Jedna z najbardziej frapujących rzeczy, jeśli chodzi o postać Witolda Pileckiego to wielowymiarowość rotmistrza. Jego biografia zawiera w sobie kilka różnych perspektyw, obszarów składających się na całość – z jednej strony różnorodnych, a z drugiej spójnych.

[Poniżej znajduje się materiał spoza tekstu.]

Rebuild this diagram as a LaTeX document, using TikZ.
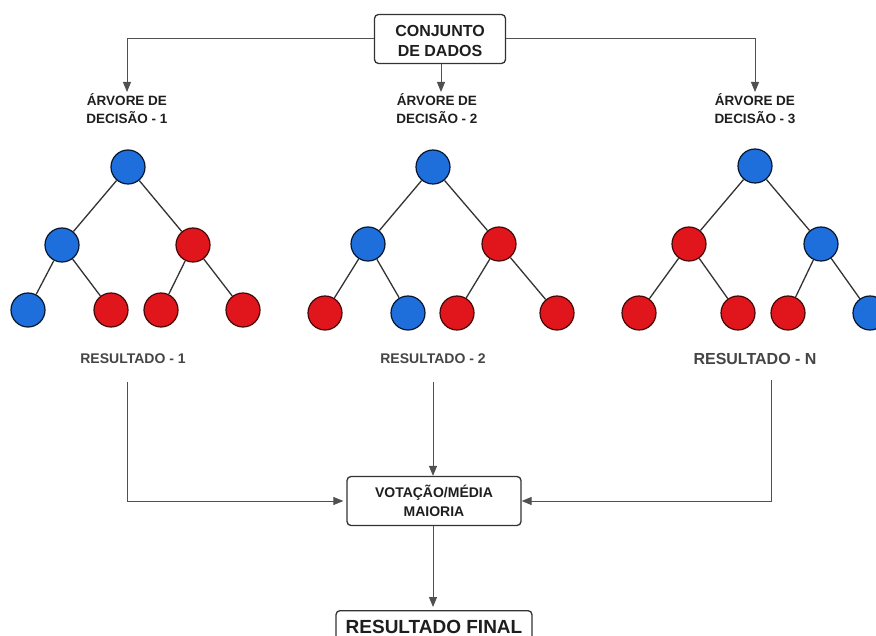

Dopiero co na łamach „Gazety Polskiej” opisywaliśmy historię przedostania się Pileckiego jako ochotnika za druty Auschwitz, potem jego brawurowej ucieczki z niemieckiego obozu śmierci i sporządzenia raportu, zaraz potem nadeszła rocznica zamordowania go przez komunistycznych katów po czymś, co nawet trudno nazwać „procesem” – był to po prostu mord sądowy.
Zresztą spojrzenie, jakim obdarzył Pilecki prokuratorów i sędziów (widać je na znanym zdjęciu procesowym) mówił wszystko – co myślał sobie, o nich i o tym, co się dzieje. „Oświęcim to była igraszka” – tym jednym strasznym wyznaniem opisał los, jaki zgotowano mu w ubeckich katowniach.
A przecież poza Auschwitz i niemieckimi zbrodniarzami oraz poza męczarnią z rąk PRL-owskich oprawców były inne, tak ważne obszary życia Pileckiego, które składają się na cały obraz. To i harcerstwo, i wojna polsko-bolszewicka, i życie rodzinne, i wrzesień 1939 roku, i Kedyw, i Powstanie Warszawskie, i wreszcie – o czym już nie wszyscy pamiętają – jego pobyt we Włoszech, przydział do 2 Korpusu Polskiego tuż po zakończeniu wojny, zaś we wrześniu 1945 roku rozmowy z generałem Andersem o powrocie do kraju, by realizować zadania organizacji „NIE”.
A wreszcie jest ten moment, gdy w trakcie ostatniego widzenia Pilecki przekazał żonie informację, by kupiła książkę „O naśladowaniu Chrystusa” i czytała ją dzieciom. Książeczka miała im dawać siłę, tak jak dawała jemu…
Być może właśnie to ostatnie polecenie, choć tak proste, stanowi najpełniejszą, najgłębszą formę testamentu duchowego rotmistrza. Książka ta wydawana jest od wieków. I choć malutka, to pełna mocy. Cała będąca poradnikiem życia opartego na Słowie Bożym, na Chrystusowym wzorcu.
Polecając ją, jako lekturę swoim dzieciom – zostawił dzieło à Kempisa w spadku nam wszystkim, którzy odnajdujemy w nim wzór niezłomności. Czyż nie wypada po nią sięgnąć?